3 Desember 2025 - 11:27
A'idah Sarur; Kisah Ibu Dua Syahid Lebanon, dari Didikan Asyura hingga Kesabaran Zainabiyah

Pada hari wafatnya Sayyidah Ummul Banin, sosok yang namanya terkait dengan kesetiaan, pengorbanan, dan ibu para pahlawan, serta pada hari yang didedikasikan untuk menghormati ibu dan istri para syahid, ABNA mewawancarai seorang tokoh perempuan dari jalan panjang perlawanan: A'idah Sarur, wanita dari selatan Lebanon yang hidupnya adalah gambaran nyata “menjadi seorang ibu dalam garis perlawanan”.

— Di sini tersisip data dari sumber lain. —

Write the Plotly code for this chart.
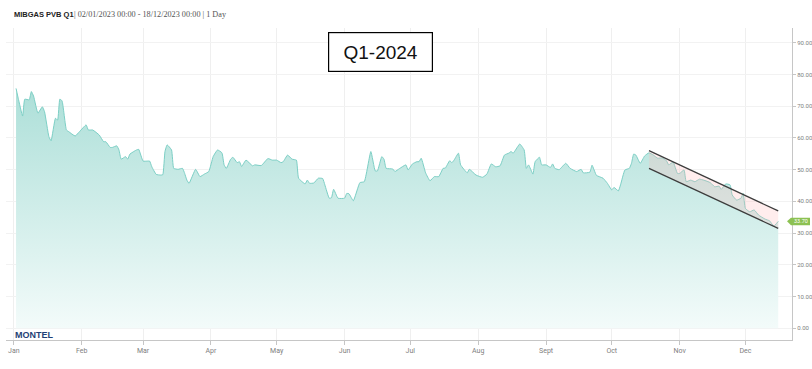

Kantor Berita Internasional Ahlulbait -ABNA- Pada hari wafatnya Sayyidah Ummul Banin, sosok yang namanya terkait dengan kesetiaan, pengorbanan, dan ibu para pahlawan, serta pada hari yang didedikasikan untuk menghormati ibu dan istri para syahid, ABNA mewawancarai seorang tokoh perempuan dari jalan panjang perlawanan: A'idah Sarur, wanita dari selatan Lebanon yang hidupnya adalah gambaran nyata “menjadi seorang ibu dalam garis perlawanan”.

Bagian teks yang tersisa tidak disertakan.